Scott could not be reached for comment yesterday nor could her work status be determined. Her attorney, James Malloney, said she is "very upset" about the situation, but that she has received numerous phone calls of support.

"She is the Rosa Parks of the police department," said Malloney.

He said that his client had had little sleep since she started her usual midnight shift on Sunday. "She worked Sunday night and spent all day Monday in court, and then she worked Monday night and was in court all day Tuesday.

"She was sleeping in a witness room, with her legs propped up on a chair, when she was called to the stand," said Malloney. "She had never been in that particular courtroom before and she hesitated when called to give the oath. She had to look around for the clerk. That hesitation was one of the things the judge noticed."

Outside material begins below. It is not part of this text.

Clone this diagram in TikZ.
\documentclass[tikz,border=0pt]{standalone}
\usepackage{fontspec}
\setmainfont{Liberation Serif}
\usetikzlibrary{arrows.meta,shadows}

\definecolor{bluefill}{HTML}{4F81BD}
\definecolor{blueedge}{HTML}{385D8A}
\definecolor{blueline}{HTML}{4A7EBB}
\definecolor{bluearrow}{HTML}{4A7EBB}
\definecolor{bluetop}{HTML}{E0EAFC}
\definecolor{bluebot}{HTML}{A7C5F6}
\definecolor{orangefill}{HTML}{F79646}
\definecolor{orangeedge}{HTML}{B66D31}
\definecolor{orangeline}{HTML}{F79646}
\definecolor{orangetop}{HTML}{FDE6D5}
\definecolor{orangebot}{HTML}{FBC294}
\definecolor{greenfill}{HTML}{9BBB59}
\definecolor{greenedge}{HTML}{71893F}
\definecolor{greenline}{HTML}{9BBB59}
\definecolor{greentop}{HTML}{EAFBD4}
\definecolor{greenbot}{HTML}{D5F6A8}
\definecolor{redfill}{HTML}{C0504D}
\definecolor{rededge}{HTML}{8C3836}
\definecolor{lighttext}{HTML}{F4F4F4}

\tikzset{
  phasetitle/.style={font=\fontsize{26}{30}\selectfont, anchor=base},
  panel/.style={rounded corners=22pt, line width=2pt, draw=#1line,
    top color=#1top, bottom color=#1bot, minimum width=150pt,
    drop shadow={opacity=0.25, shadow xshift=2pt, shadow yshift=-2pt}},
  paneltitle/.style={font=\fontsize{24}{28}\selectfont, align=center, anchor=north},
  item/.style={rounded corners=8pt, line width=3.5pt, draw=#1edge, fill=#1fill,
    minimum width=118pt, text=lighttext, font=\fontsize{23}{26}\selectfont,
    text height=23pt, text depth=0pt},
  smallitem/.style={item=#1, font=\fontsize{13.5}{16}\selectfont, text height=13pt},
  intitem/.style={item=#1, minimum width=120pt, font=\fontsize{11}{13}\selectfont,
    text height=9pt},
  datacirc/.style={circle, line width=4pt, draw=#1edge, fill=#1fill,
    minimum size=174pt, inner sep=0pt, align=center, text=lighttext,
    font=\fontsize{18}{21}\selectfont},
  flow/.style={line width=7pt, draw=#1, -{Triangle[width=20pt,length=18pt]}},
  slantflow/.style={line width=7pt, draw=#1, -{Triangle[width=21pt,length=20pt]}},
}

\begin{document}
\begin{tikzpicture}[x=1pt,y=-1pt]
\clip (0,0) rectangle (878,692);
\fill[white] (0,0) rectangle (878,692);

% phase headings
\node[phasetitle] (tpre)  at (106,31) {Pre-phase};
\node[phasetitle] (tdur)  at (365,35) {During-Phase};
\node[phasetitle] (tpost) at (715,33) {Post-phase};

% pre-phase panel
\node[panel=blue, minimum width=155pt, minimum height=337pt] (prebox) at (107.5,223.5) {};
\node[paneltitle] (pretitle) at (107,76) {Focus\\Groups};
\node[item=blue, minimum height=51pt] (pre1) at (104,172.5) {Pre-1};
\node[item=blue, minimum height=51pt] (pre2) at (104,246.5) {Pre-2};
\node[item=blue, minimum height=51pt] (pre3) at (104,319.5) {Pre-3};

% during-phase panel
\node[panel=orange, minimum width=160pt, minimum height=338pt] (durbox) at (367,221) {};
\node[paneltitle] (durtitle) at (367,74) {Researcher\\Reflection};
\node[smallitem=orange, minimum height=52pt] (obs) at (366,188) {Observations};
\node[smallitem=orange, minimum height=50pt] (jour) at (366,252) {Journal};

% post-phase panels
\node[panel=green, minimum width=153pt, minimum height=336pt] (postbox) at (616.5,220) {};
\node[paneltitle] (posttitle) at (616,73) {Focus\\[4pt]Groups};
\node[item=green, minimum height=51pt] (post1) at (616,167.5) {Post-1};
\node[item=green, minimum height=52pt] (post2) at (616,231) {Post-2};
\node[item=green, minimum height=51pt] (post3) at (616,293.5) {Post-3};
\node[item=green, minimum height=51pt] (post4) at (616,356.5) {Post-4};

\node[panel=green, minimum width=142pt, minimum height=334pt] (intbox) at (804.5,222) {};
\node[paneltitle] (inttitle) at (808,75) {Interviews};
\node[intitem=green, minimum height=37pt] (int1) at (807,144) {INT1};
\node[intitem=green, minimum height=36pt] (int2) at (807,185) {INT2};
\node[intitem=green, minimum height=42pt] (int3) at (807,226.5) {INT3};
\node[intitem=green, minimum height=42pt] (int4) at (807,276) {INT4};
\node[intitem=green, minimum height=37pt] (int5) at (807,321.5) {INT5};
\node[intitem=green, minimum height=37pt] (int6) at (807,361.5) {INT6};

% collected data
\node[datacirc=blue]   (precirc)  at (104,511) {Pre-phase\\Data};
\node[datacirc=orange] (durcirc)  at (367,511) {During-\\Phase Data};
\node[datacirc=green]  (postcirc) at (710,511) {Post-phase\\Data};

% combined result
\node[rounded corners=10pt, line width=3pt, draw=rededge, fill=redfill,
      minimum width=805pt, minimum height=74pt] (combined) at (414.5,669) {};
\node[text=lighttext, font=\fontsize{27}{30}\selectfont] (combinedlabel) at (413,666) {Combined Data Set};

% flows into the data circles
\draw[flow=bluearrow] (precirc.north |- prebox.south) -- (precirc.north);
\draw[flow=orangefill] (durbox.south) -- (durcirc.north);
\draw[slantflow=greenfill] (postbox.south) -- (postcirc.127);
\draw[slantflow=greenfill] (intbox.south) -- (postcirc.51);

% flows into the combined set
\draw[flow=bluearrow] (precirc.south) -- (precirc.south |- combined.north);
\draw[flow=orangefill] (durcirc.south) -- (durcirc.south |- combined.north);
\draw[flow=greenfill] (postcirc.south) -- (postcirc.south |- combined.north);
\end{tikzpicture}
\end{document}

Several officials said yesterday that officers frequently doze off from exhaustion when they come to court after working.

"It happens quite frequently," said Inspector Thomas Carroll, head of the police liaison office at the court. "They could sit here all day waiting to testify."

An officer with the Repeat Offenders Project, who asked that his name not be used, said, "People have to understand that officers who work nights are different. It is hard to stay awake in court if you have been working all night. You drink coffee or take those caffeine tablets and you end up looking like a piece of popcorn about to pop."

Officer Robert Falkosky, a 13-year veteran, said, "There have been many times I have fallen asleep waiting for a trial. You wake up and your leg is asleep and you have trouble walking." He added, "The police officer is just another witness. There are thousands of junkies who get called to testify and they sit in court nodding off and no one ever says anything to them. This happened just because she is a police officer."

Officer Pam Reed, with eight years on the job, said the judge "doesn't know our work conditions. We go days without sleep," she said. "You work all night on the street and you are in court all day. You end up feeling like a zombie.

"Judges work 9 to 5, we are often working for 16 hours, when you count in court time," said Reed.

Detective Hosea Dyson, a 15-year veteran, said, "I don't think the judge had jurisdiction to do that. If he had a problem with her condition, he could have contacted the police department and had them determine her condition."

Under D.C. law, judges have an obligation to ensure the competency of all witnesses who testify. Witnesses "must be competent to understand the oath and to clearly and accurately portray what they've seen," said Paul F. Rothstein, a professor at Georgetown University Law Center. "Drug use would come under mental competence."

All parties agreed that it will be an appeals court that will decide if the judge acted properly, and Malloney said it might be as long as six months before such a court rules.